ENGL8300: Sem Renaissance (62686)

Iyengar, Sujata

R 2 :20 PM

Park Hall 0067


 
ENGL 8300
Seminar in Renaissance Literature:  Imagining Christopher Marlowe

 
This advanced graduate seminar offers (building on existing work by Deborah Willis, Charles Forker and others) a historiography of Marlowe’s biography in fiction and nonfiction from the 1960s to the 2020s, with particular focus on how ways of describing and imagining Marlowe’s sexuality and espionage career appear during three key historical waves in LGBTQ+ history: the Stonewall "gay liberation" movement of the 1960s, the 1990s "marriage equality" movement, and the trans visibility movement of the first decades of the 21stc.
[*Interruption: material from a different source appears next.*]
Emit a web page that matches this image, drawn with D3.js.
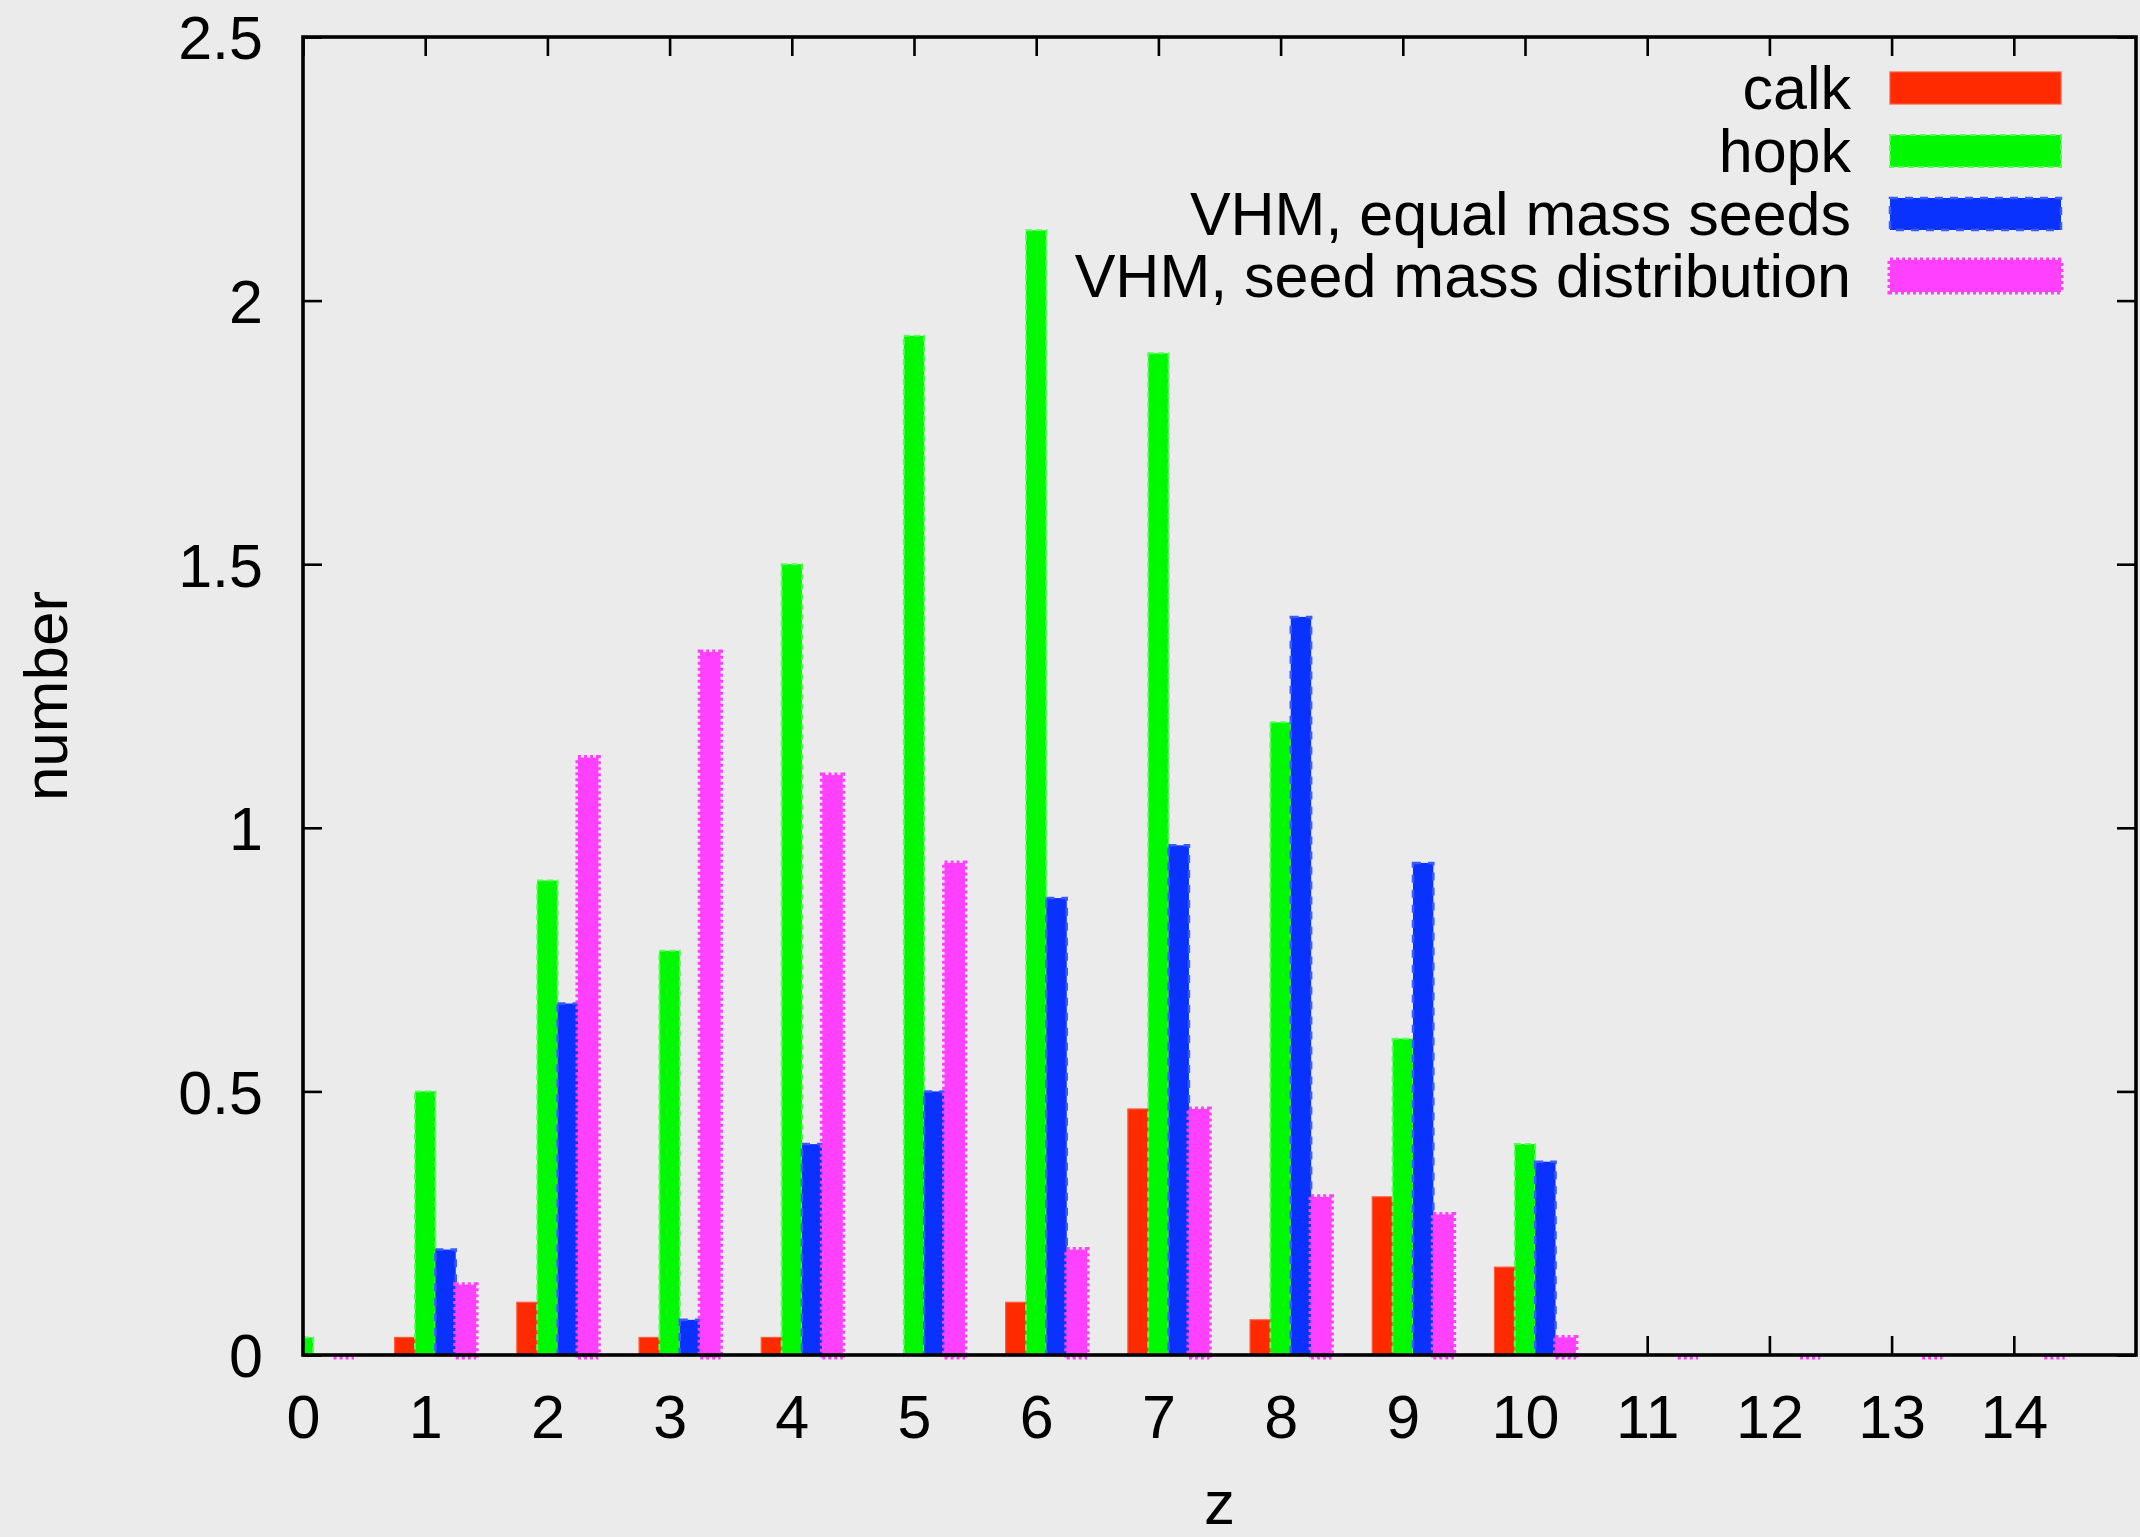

Key texts in addition to Marlowe's EDWARD II, DIDO, QUEEN OF CARTHAGE, TAMBURLAINE 1 and 2, DR. FAUSTUS, and the so-called “Baines Note” include Bertolt Brecht’s Life of Edward II (composed in 1924 but translated into English by Eric Bentley only in 1966) and Derek Jarman’s 1991 film, the production history and reception of the “Marlowe Sessions” at the Malthouse Theatre in Canterbury (2022), Charles Nicholls’ The Reckoning (1992), Anthony Burgess’s Dead Man in Deptford (1992), and Ros Barber’s controversial The Marlowe Papers (2012) alongside standard biographies such as David Riggs’s (1993).